* [Written exercise]
Write the lines out again, from the top of the material to the line containing "(c) at (561,256)", pictures excluded.

* [Recorded information]

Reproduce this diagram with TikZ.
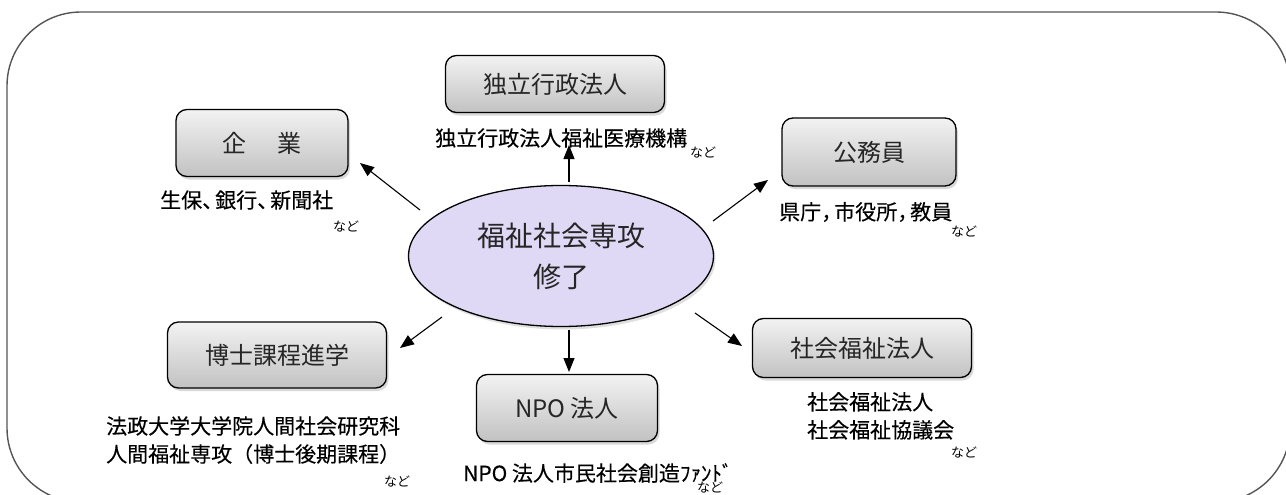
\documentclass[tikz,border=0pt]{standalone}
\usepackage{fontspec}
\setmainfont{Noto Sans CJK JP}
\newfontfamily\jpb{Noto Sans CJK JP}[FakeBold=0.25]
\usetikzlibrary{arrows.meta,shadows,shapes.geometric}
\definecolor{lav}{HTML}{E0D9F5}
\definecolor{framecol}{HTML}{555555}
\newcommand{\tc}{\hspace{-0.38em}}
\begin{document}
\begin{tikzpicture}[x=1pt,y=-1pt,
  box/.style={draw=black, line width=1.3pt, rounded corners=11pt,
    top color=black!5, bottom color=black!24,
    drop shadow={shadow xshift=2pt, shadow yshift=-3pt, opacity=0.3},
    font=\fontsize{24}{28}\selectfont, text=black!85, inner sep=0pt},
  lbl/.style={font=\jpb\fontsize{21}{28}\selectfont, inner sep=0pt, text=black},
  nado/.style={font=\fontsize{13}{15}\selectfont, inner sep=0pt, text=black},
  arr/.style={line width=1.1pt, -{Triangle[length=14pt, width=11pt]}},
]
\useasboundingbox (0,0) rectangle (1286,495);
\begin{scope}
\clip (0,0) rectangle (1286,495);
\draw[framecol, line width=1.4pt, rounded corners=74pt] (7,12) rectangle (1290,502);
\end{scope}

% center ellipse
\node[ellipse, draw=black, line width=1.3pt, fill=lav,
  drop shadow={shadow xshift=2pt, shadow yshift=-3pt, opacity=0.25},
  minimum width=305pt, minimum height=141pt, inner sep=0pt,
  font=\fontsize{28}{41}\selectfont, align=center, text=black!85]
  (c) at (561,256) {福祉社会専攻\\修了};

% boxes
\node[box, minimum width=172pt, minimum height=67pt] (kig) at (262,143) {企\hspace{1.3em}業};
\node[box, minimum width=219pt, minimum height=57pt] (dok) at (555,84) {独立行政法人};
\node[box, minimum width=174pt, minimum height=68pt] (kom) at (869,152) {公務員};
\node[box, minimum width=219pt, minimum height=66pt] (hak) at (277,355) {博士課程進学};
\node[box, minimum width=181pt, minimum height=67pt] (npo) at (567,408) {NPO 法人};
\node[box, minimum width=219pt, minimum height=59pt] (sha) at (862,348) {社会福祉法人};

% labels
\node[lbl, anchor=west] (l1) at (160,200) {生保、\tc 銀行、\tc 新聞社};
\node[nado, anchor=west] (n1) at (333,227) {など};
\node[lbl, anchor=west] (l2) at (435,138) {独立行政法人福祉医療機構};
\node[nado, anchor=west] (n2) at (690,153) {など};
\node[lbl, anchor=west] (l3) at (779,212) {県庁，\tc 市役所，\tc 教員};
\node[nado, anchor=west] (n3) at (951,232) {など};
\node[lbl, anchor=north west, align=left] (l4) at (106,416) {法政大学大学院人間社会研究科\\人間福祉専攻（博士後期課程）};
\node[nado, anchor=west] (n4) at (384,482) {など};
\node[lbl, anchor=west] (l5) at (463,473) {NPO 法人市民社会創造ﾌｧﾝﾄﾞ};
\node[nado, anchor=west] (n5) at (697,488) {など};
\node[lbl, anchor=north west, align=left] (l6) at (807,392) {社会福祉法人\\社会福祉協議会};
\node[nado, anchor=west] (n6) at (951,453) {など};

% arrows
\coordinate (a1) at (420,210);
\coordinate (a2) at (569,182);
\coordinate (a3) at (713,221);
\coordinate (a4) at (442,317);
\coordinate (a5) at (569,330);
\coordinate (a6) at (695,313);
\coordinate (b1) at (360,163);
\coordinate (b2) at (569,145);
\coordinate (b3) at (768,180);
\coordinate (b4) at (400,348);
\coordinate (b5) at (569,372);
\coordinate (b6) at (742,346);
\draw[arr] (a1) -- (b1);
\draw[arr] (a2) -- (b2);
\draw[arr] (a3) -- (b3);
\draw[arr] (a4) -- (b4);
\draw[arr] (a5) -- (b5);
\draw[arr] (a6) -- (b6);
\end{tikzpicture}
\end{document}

* [Finished task]
Reproduce this diagram with TikZ.
\documentclass[tikz,border=0pt]{standalone}
\usepackage{fontspec}
\setmainfont{Noto Sans CJK JP}
\newfontfamily\jpb{Noto Sans CJK JP}[FakeBold=0.25]
\usetikzlibrary{arrows.meta,shadows,shapes.geometric}
\definecolor{lav}{HTML}{E0D9F5}
\definecolor{framecol}{HTML}{555555}
\newcommand{\tc}{\hspace{-0.38em}}
\begin{document}
\begin{tikzpicture}[x=1pt,y=-1pt,
  box/.style={draw=black, line width=1.3pt, rounded corners=11pt,
    top color=black!5, bottom color=black!24,
    drop shadow={shadow xshift=2pt, shadow yshift=-3pt, opacity=0.3},
    font=\fontsize{24}{28}\selectfont, text=black!85, inner sep=0pt},
  lbl/.style={font=\jpb\fontsize{21}{28}\selectfont, inner sep=0pt, text=black},
  nado/.style={font=\fontsize{13}{15}\selectfont, inner sep=0pt, text=black},
  arr/.style={line width=1.1pt, -{Triangle[length=14pt, width=11pt]}},
]
\useasboundingbox (0,0) rectangle (1286,495);
\begin{scope}
\clip (0,0) rectangle (1286,495);
\draw[framecol, line width=1.4pt, rounded corners=74pt] (7,12) rectangle (1290,502);
\end{scope}

% center ellipse
\node[ellipse, draw=black, line width=1.3pt, fill=lav,
  drop shadow={shadow xshift=2pt, shadow yshift=-3pt, opacity=0.25},
  minimum width=305pt, minimum height=141pt, inner sep=0pt,
  font=\fontsize{28}{41}\selectfont, align=center, text=black!85]
  (c) at (561,256) {福祉社会専攻\\修了};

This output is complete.